East African Cables has been declared insolvent by KPMG with current liabilities exceeding current assets by Sh426 million.

According to the report,  it owes several banks money running into billions and has been struggling with declining sales since 2013.

The company’s books show that it has overdue loans amounting to close to Sh3.5 billion by end of last year.

A material uncertainty exists that may cast significant doubt on East African Cables Plc’s ability to continue as a going concern,” says KPMG. 

East African Cables Woes

The cables manufacturer has put up most of its assets such as land and buildings as security for the loans.
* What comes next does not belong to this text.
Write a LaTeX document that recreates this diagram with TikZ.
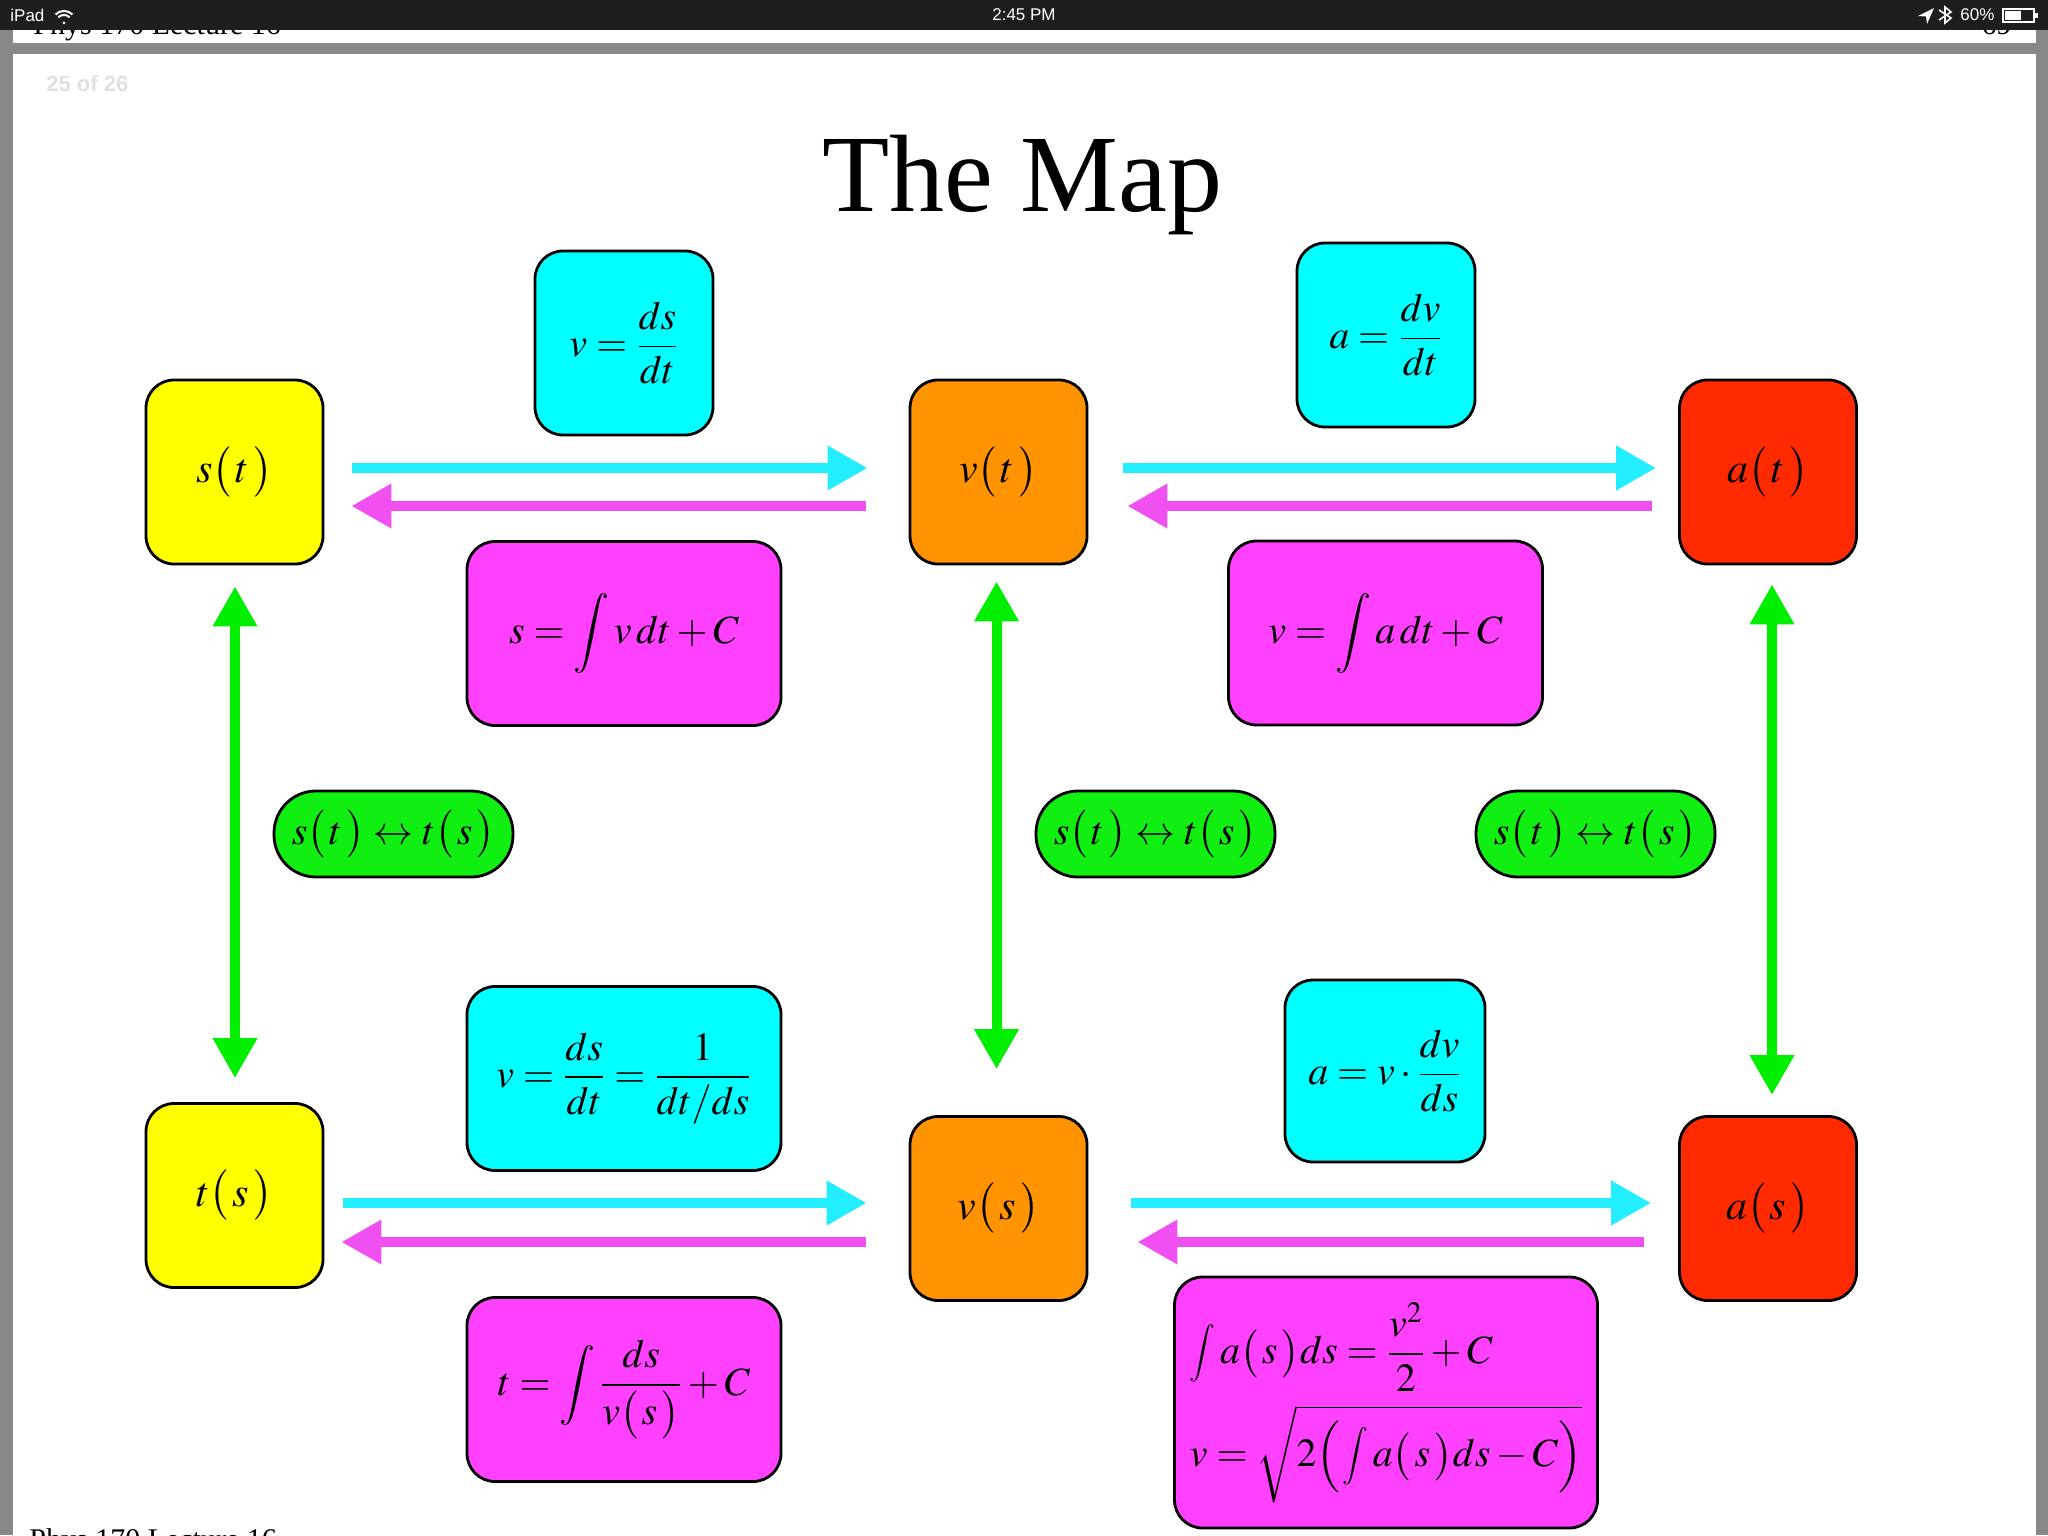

This is further a demonstration of the extent of the financial hole the company is in, according to The Star.

On Friday, the listed firm announced a Sh753 million loss for the delayed financial results for the year ended December 31, 2020.

This is a drop from a Sh631 million profit in 2019.

The loss was attributed to a near wipeout of other income.

This shrunk to just Sh7.5 million from a greater Sh.1.5 billion the previous year.

The firm also posted a pre-tax profit loss of Sh555.1 million during the year under review compared to a profit of Sh658.7 million in 2019.

EA Cables’ primary business nevertheless remained resilient amidst the pandemic.

It had revenues up 14 percent to Sh1.8 billion after leveraging new distribution channels.

Suspension at NSE

Last year, the firm was moreover suspended from trading at the Nairobi Securities Exchange (NSE)  over talk of possible liquidation.

Mauritius-headquartered SBM Bank had filed a petition to liquidate East African Cables.

This is after the company defaulted on an Sh285 million loan.

Other creditors include Equity Bank which offered the manufacturer Sh1.6 billion to restructure loans.

These loans were previously held by Standard Chartered Bank Kenya Ltd and Standard Chartered Bank Tanzania.